Interactive Two-Dimensional Simulations as an Introduction to Core ICME Concepts

Colin Ashe1; David Yaron1; Laura Bartolo2; John Portman2; W. Craig Carter3; Donald Sadoway3

1Carnegie Mellon University; 2Kent State University; 3Massachusetts Institute of Technology

The 2008 NRC report on ICME exhorts universities to incorporate “ICME modules into a broad spectrum of materials science and engineering courses”.  While research- and industry-grade simulations are appropriate for upper-level courses, students in introductory courses would benefit from simulations of simpler systems that clearly convey central concepts.  Combining efforts in MSE, chemistry, physics, and digital libraries, we have developed a web-based computational engine for simplified two-dimensional simulations of atoms and molecules that allows students to visualize and interact with simulations as they run.
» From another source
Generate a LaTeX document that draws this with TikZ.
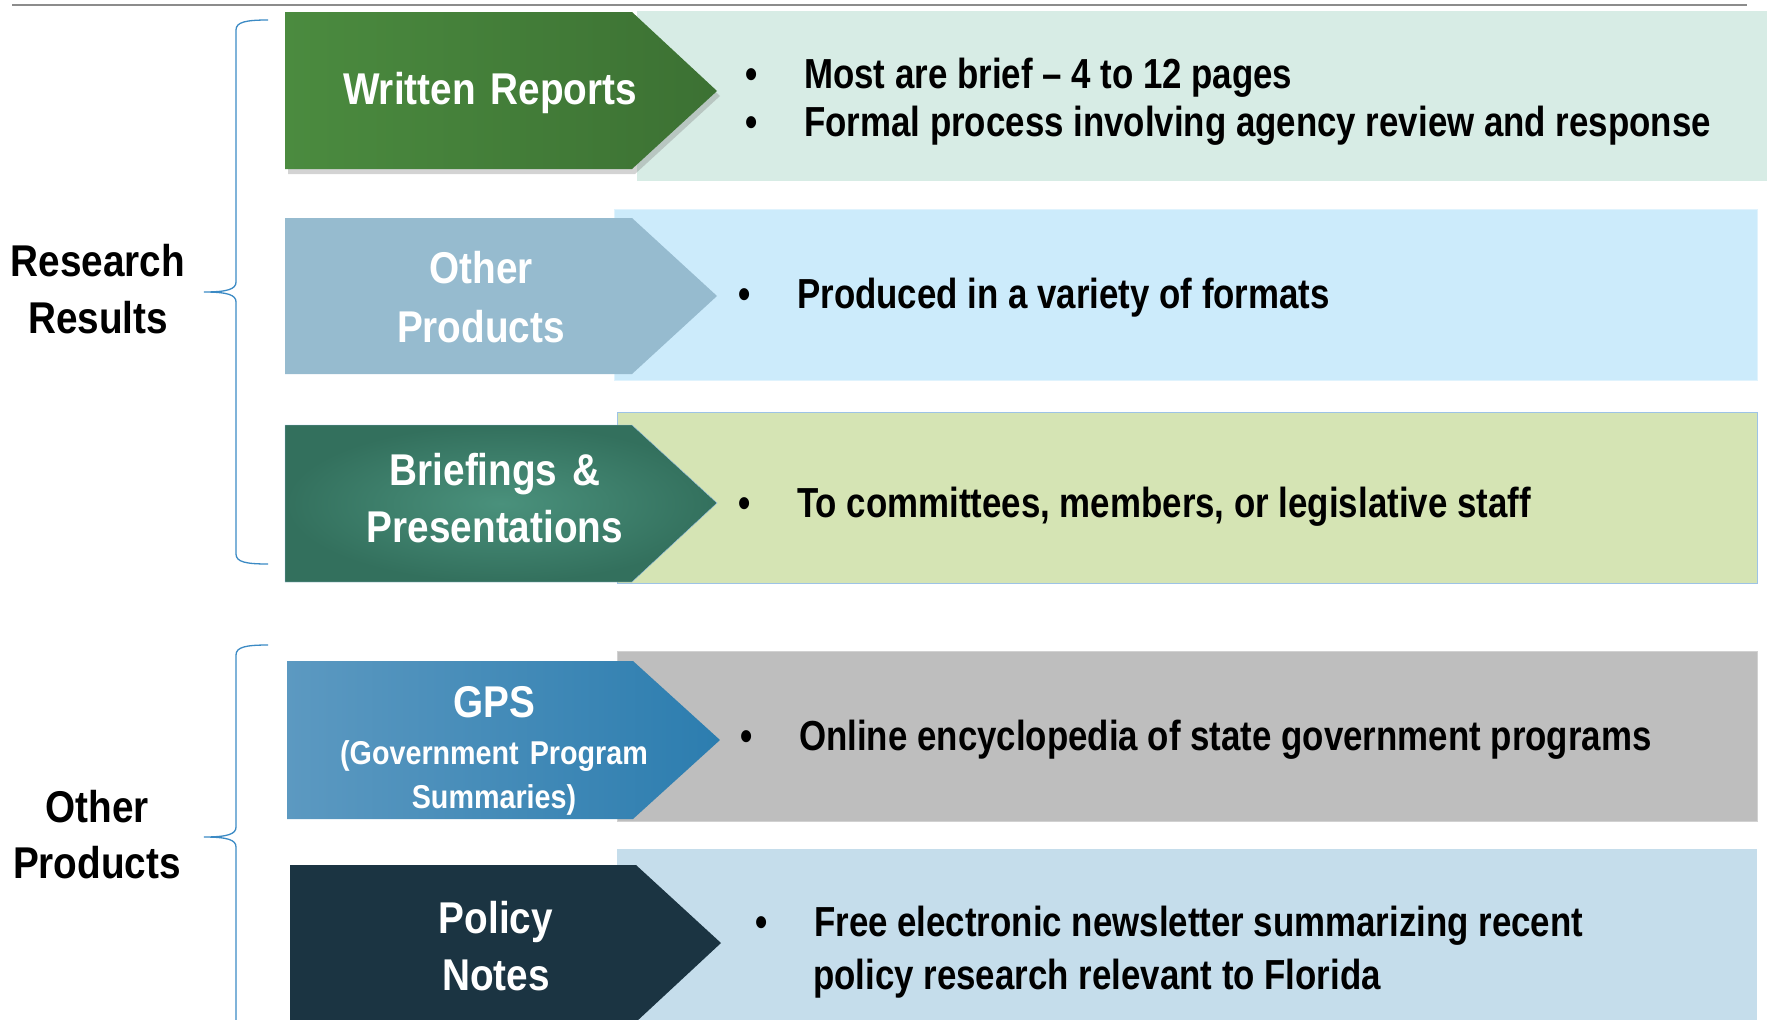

These capabilities provide a means to introduce students to both the underlying materials science concepts as well as to key concepts from computational science, such as choosing a suitable simulation time-step.  In this talk, we will highlight the capabilities of our system, provide examples of its use with students, and discuss how educators interested in partnering with us might use it in their own ICME modules.

If you’re attending the conference, please consider stopping by the “Integrating and Leveraging Collaborative Efforts for ICME Education” symposium at 11:30AM on Wednesday, March 14th for my talk.